Post by: lowspark on January 30, 2013, 02:10:16 PM
Superbowl, Halloween and NYE parties tend to be like this in my circle, and I'm always flattered when people choose to make mine the last stop.  Cuz that's usually when all the excitement is happening.   Well, end of game and midnight.  But at my Halloween Party is when we've all had a few jello shots and have gotten extra giggly ;)

Yeah, I was going to say something like this. If you are the type of person who doesn't like party hoppers coming and going when you give a party, then don't have a party on a night where lots of parties naturally occur. Super Bowl, Halloween and New Year's Eve are specific examples. I learned this a long time ago when I gave a Halloween party. Much to my disappointment, the people who came mostly only stayed a very short while. I realized it wasn't a personal affront because heck, if I'd gotten multiple invitations for parties on the same night like that, I'd probably have done the same thing. But I didn't like the idea of hosting a party with those results.
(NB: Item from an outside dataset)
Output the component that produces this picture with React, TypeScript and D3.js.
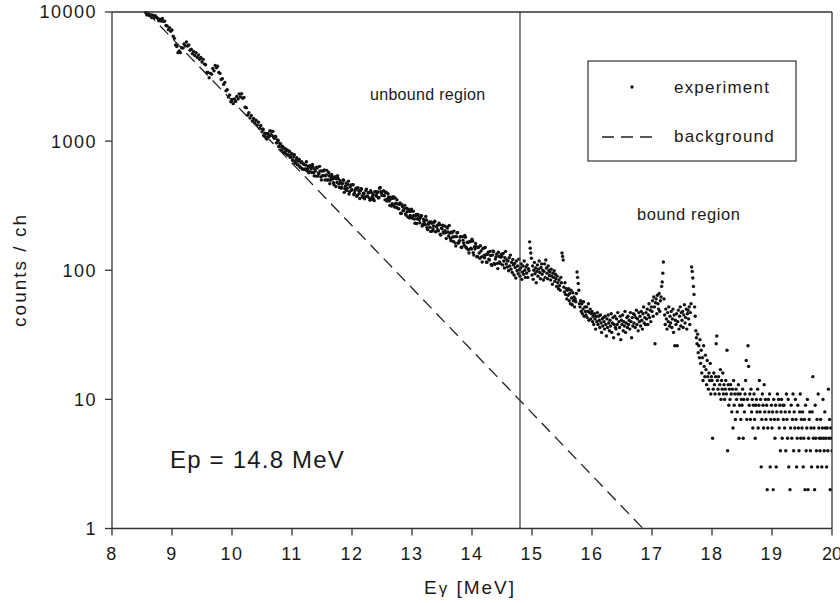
import React from "react";
import * as d3 from "d3";

// ---- data ----
// channel calibration: energy of first channel and channel width (MeV)
const expAStart = 8.56;
const expAStep = 0.02;
const expACounts = [
  9900, 9500, 9800, 9400, 9550, 9050, 9450, 9000, 9350, 9100,
  8950, 8550, 8800, 8500, 8900, 8450, 8500, 7850, 7800, 7300,
  7550, 7100, 7250, 6500, 6250, 5550, 5400, 4850, 5000, 4850,
  5300, 5250, 5650, 5450, 5850, 5450, 5550, 5050, 5150, 4750,
  4950, 4600, 4850, 4450, 4650, 4300, 4450, 4100, 4300, 3950,
  3900, 3400, 3400, 3100, 3350, 3300, 3650, 3500, 3850, 3700,
  3800, 3400, 3350, 3000, 3050, 2750, 2850, 2450, 2500, 2200,
  2280, 2020, 2100, 1950, 2120, 2030, 2220, 2120, 2320, 2200,
  2330, 2150, 2180, 1830, 1810, 1590, 1660, 1510, 1580, 1430,
  1500, 1380, 1450, 1330, 1400, 1260, 1320, 1180, 1230, 1090,
  1140, 1040, 1140, 1090, 1200, 1110, 1190, 1060, 1090, 970,
  1020, 910, 960, 850, 910, 815, 875, 800, 855, 780,
  830, 750, 800, 705, 785, 680, 745, 655, 720, 625,
  694, 605, 658, 608, 692, 611, 569, 645, 609, 659,
  569, 606, 536, 620, 567, 638, 529, 587, 542, 599,
  538, 594, 501, 540, 498, 551, 510, 459, 530, 510,
  540, 466, 494, 432, 470, 498, 428, 473, 432, 490,
  405, 457, 421, 459, 395, 426, 374, 435, 393, 412,
  426, 368, 394, 372, 425, 372, 398, 349, 401, 372,
  357, 405, 381, 398, 363, 432, 405, 380, 411, 378,
  399, 344, 391, 344, 354, 314, 360, 322, 363, 306,
  326, 299, 332, 275, 312, 290, 318, 268, 284, 297,
  254, 286, 260, 286, 249, 263, 230, 270, 247, 256,
  265, 226, 239, 225, 245, 207, 232, 215, 237, 201,
  220, 240, 199, 222, 202, 225, 187, 210, 198, 220,
  195, 216, 198, 222, 177, 198, 181, 201, 163, 182,
  196, 165, 181, 151, 182, 163, 186, 151, 165, 144,
  167, 148, 174, 137, 152, 161, 127, 150, 136, 155,
  127, 147, 130, 150, 116, 133, 122, 140, 111, 131,
  139, 111, 127, 113, 138, 116, 126,
];

// odd channels of the same spectrum between 10.51 and 14.49 MeV
const expAOddStart = 10.51;
const expAOddStep = 0.02;
const expAOddCounts = [
  1240, 1110, 1150, 1050, 1140, 1090, 1200, 1120, 1190, 1080,
  1050, 1080, 970, 1010, 905, 950, 860, 900, 825, 870,
  845, 780, 835, 750, 790, 715, 755, 675, 715, 655,
  700, 635, 680, 612, 668, 603, 652, 590, 640, 580,
  624, 571, 631, 538, 586, 627, 536, 559, 588, 500,
  539, 588, 500, 548, 500, 572, 468, 518, 532, 476,
  515, 445, 478, 514, 438, 474, 441, 500, 401, 449,
  414, 462, 389, 441, 416, 459, 385, 415, 432, 381,
  414, 359, 428, 377, 395, 358, 414, 377, 398, 362,
  413, 355, 386, 346, 406, 374, 406, 366, 438, 394,
  380, 412, 351, 402, 357, 369, 317, 368, 328, 371,
  309, 330, 351, 301, 324, 276, 323, 289, 300, 273,
  303, 259, 286, 266, 297, 253, 266, 231, 270, 249,
  256, 233, 265, 220, 249, 229, 261, 214, 227, 237,
  200, 231, 209, 235, 199, 216, 206, 231, 190, 212,
  223, 194, 202, 176, 212, 184, 194, 169, 195, 167,
  182, 154, 194, 162, 169, 182, 150, 171, 156, 180,
  148, 164, 136, 166, 146, 168, 131, 146, 152, 128,
  151, 124, 141, 116, 148, 125, 132, 115, 138, 120,
  130, 109, 141, 113, 122, 133, 103, 128, 113, 133,
];

const expBStart = 14.5;
const expBStep = 0.01;
const expBCounts = [
  128, 110, 135, 118, 104, 125, 140, 112, 120, 106,
  118, 99, 125, 108, 131, 102, 115, 96, 121, 110,
  92, 113, 105, 87, 118, 99, 108, 94, 122, 101,
  90, 104, 112, 85, 97, 108, 93, 118, 100, 88,
  106, 95, 110, 88, 103, 99, 166, 148, 136, 124,
  92, 108, 85, 100, 115, 94, 104, 80, 98, 110,
  90, 102, 118, 96, 86, 105, 112, 93, 100, 84,
  98, 112, 88, 120, 104, 95, 86, 108, 100, 91,
  97, 84, 102, 90, 78, 95, 88, 99, 82, 93,
  86, 75, 90, 80, 72, 84, 76, 70, 88, 80,
  136, 128, 120, 74, 68, 80, 65, 72, 60, 70,
  64, 72, 58, 66, 55, 70, 61, 54, 67, 58,
  62, 52, 60, 57, 66, 97, 88, 79, 70, 55,
  52, 58, 48, 55, 46, 50, 57, 44, 52, 48,
  45, 52, 43, 48, 55, 41, 47, 50, 42, 46,
  48, 40, 44, 38, 46, 42, 35, 44, 40, 47,
  38, 44, 41, 36, 45, 39, 33, 42, 37, 43,
  40, 35, 44, 38, 31, 42, 36, 45, 39, 34,
  41, 37, 46, 33, 39, 43, 30, 38, 44, 36,
  35, 42, 38, 47, 32, 40, 36, 44, 29, 41,
  38, 45, 34, 40, 37, 48, 33, 39, 43, 36,
  44, 38, 41, 35, 47, 40, 30, 43, 37, 46,
  39, 45, 36, 43, 49, 38, 42, 34, 47, 40,
  44, 37, 48, 41, 35, 46, 52, 39, 43, 38,
  47, 42, 50, 38, 45, 55, 43, 49, 40, 52,
  48, 58, 44, 62, 52, 27, 56, 60, 46, 64,
  55, 50, 66, 48, 58, 62, 75, 81, 95, 116,
  60, 45, 38, 50, 42, 35, 47, 40, 52, 37,
  44, 39, 48, 36, 42, 50, 33, 45, 26, 41,
  38, 46, 26, 40, 49, 35, 44, 52, 37, 47,
  41, 48, 36, 45, 54, 39, 43, 50, 35, 46,
  49, 42, 52, 38, 47, 55, 106, 98, 87, 75,
  65, 52, 44, 34, 30, 27, 32, 23, 26, 21,
  29, 19, 24, 16, 21, 14, 26, 18, 15, 22,
  17, 13, 20, 15, 12, 16, 14, 19, 11, 15,
  14, 5, 12, 16, 13, 11, 15, 27, 31, 14,
  12, 15, 11, 13, 17, 10, 14, 12, 16, 11,
  13, 10, 12, 14, 11, 24, 4, 13, 9, 12,
  10, 13, 11, 8, 12, 6, 14, 9, 11, 7,
  12, 10, 8, 11, 13, 5, 9, 11, 7, 10,
  9, 12, 5, 10, 8, 11, 14, 20, 7, 10,
  26, 18, 9, 11, 7, 12, 8, 10, 6, 9,
  11, 7, 5, 9, 10, 8, 12, 6, 9, 14,
  8, 10, 3, 7, 11, 9, 6, 13, 8, 10,
  7, 9, 2, 6, 10, 8, 11, 3, 7, 9,
  6, 8, 2, 10, 7, 5, 9, 3, 8, 11,
  7, 10, 6, 9, 4, 8, 10, 5, 9, 7,
  9, 6, 8, 4, 11, 7, 5, 10, 3, 8,
  2, 6, 9, 5, 7, 11, 4, 8, 6, 10,
  7, 3, 5, 9, 6, 4, 8, 11, 5, 7,
  6, 8, 3, 5, 7, 2, 9, 4, 6, 10,
  2, 5, 7, 8, 4, 6, 3, 8, 15, 5,
  6, 2, 9, 5, 4, 7, 3, 11, 6, 5,
  4, 7, 5, 3, 6, 10, 5, 4, 8, 6,
  5, 3, 6, 4, 12, 5, 7, 2, 6, 5,
  4,
];

// background fit: straight line on log scale, given by its two end points
const backgroundE = [8.58, 16.85];
const backgroundCounts = [10000, 1];

const xTicks = [8, 9, 10, 11, 12, 13, 14, 15, 16, 17, 18, 19, 20];
const yTicks = [1, 10, 100, 1000, 10000];
const boundaryE = 14.8;

const FONT = "'Liberation Sans', Arial, Helvetica, sans-serif";
const INK = "#1a1a1a";
const AXIS = "#333";

export default function App() {
  const left = 112, right = 832, top = 12, bottom = 528.5;
  const x = d3.scaleLinear().domain([8, 20]).range([left, right]);
  const y = d3.scaleLog().domain([1, 10000]).range([bottom, top]);

  const points: { e: number; c: number }[] = [];
  expACounts.forEach((c, i) => points.push({ e: expAStart + i * expAStep, c }));
  expAOddCounts.forEach((c, i) => points.push({ e: expAOddStart + i * expAOddStep, c }));
  expBCounts.forEach((c, i) => points.push({ e: expBStart + i * expBStep, c }));

  const bgLine = d3
    .line<number>()
    .x((_, i) => x(backgroundE[i]))
    .y((d) => y(d))(backgroundCounts);

  return (
    <svg
      width={840}
      height={603}
      style={{ position: "absolute", left: 0, top: 0, background: "#fff" }}
      fontFamily={FONT}
    >
      <defs>
        <clipPath id="plotClip">
          <rect x={left} y={top - 1} width={right - left} height={bottom - top + 1} />
        </clipPath>
      </defs>
      <rect x={0} y={0} width={840} height={603} fill="#fff" />

      {/* data */}
      <g clipPath="url(#plotClip)">
        {points.map((p, i) => (
          <circle key={i} cx={x(p.e)} cy={y(p.c)} r={1.7} fill="#111" />
        ))}
        <path d={bgLine || ""} fill="none" stroke="#222" strokeWidth={1.3} strokeDasharray="12 7" />
      </g>

      {/* boundary line */}
      <line x1={x(boundaryE)} x2={x(boundaryE)} y1={top} y2={bottom} stroke={AXIS} strokeWidth={1.2} />

      {/* frame */}
      <line x1={left} x2={left} y1={top} y2={bottom} stroke={AXIS} strokeWidth={1.3} />
      <line x1={left} x2={right} y1={bottom} y2={bottom} stroke={AXIS} strokeWidth={1.3} />
      <line x1={left} x2={right} y1={top} y2={top} stroke={AXIS} strokeWidth={1.3} />
      <line x1={right} x2={right} y1={top} y2={bottom} stroke={AXIS} strokeWidth={1.3} />

      {/* y axis */}
      {yTicks.map((t) => (
        <g key={"y" + t}>
          <line x1={left - 7} x2={left} y1={y(t)} y2={y(t)} stroke={AXIS} strokeWidth={1.3} />
          <text
            x={97}
            y={y(t)}
            dy="0.36em"
            textAnchor="end"
            fontSize={18}
            letterSpacing={1.5}
            fill={INK}
          >
            {t}
          </text>
        </g>
      ))}

      {/* x axis */}
      {xTicks.map((t) => (
        <g key={"x" + t}>
          <line x1={x(t)} x2={x(t)} y1={bottom} y2={bottom + 7} stroke={AXIS} strokeWidth={1.3} />
          <text
            x={x(t)}
            y={560}
            textAnchor="middle"
            fontSize={18}
            letterSpacing={t === 20 ? 0 : 1.5}
            fill={INK}
          >
            {t}
          </text>
        </g>
      ))}

      {/* axis titles */}
      <text x={470} y={594} textAnchor="middle" fontSize={19} letterSpacing={2} fill={INK}>
        E<tspan fontSize={17}>γ</tspan> [MeV]
      </text>
      <text
        transform="translate(26,270) rotate(-90)"
        textAnchor="middle"
        fontSize={19}
        letterSpacing={2}
        fill={INK}
      >
        counts / ch
      </text>

      {/* annotations */}
      <text x={370} y={100} fontSize={16} letterSpacing={0.3} fill={INK}>
        unbound region
      </text>
      <text x={637} y={220} fontSize={16.5} letterSpacing={0.6} fill={INK}>
        bound region
      </text>
      <text x={170} y={468} fontSize={24} letterSpacing={1.2} fill={INK}>
        Ep = 14.8 MeV
      </text>

      {/* legend */}
      <rect x={588} y={61} width={208} height={100} fill="#fff" stroke={AXIS} strokeWidth={1.2} />
      <circle cx={632} cy={87} r={1.7} fill="#111" />
      <text x={674} y={93} fontSize={17} letterSpacing={1.2} fill={INK}>
        experiment
      </text>
      <line x1={602} x2={656} y1={137} y2={137} stroke="#222" strokeWidth={1.3} strokeDasharray="12 7" />
      <text x={674} y={142} fontSize={17} letterSpacing={1.2} fill={INK}>
        background
      </text>
    </svg>
  );
}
Of course, any night you give a party, it's probable some won't be able to come at all, and possible some will have more than one event and only stop by for a while. It still happens all the time. The difference is that it's just one or two guests, as opposed to the majority of them.

As far as your friend, is she sure that the guests who are coming for the second half received her invitation or notice of having the party, first? They may have gotten notice of the other party first and figured they could do both. Another question, what if they'd spoken up at the time your friend first mentioned the party. Would your friend not have had the party based on their inability to attend?

Conclusion: It's normal, especially on a night like Super Bowl and your friend should not take it personally. I don't think the "half" guests are being rude.
Title: Re: Can a person RSVP Yes x 1/2?
Post by: Roe on January 31, 2013, 10:20:14 AM
Nyachan, it sounds as if your host friends treated the Super Bowl event in a very casual way and then got hurt and upset when others did too.  (issuing verbal invites, for one, that's pretty casual to me but pretty standard when it comes to SB)

Also, "not sure whether to count them in for the meal?"  Is it a sit down dinner?  If not, who doesn't love leftovers, esp after half-time? 

I really think your friend is making a bit more out of this than need be.  SB is typically a casual group of friends getting together to watch a football game, eating in front of the TV.  And the food isn't 5-star either...we are talking wings, fries, hamburgers, dips, chips, etc. 

Now, unless you are talking about a sit down dinner, they are in the clear as far as I'm concerned. 
Title: Re: Can a person RSVP Yes x 1/2?
Post by: NyaChan on January 31, 2013, 10:37:49 AM
Host wasn't freaking out or anything, the only reason this is even posted was because I was curious, I promise!  :)  She hasn't mentioned it again since the text - which also included general questions about cooking and serving, so not just about this - but if the event comes up in conversation, I might mention that everyone, including Todd and Jenny, were saying they were excited to come & not planning on being at school the next day if you catch my drift.  The reason the numbers came up is because she thought she would need to borrow a bigger crockpot for the main dish if there were more people coming.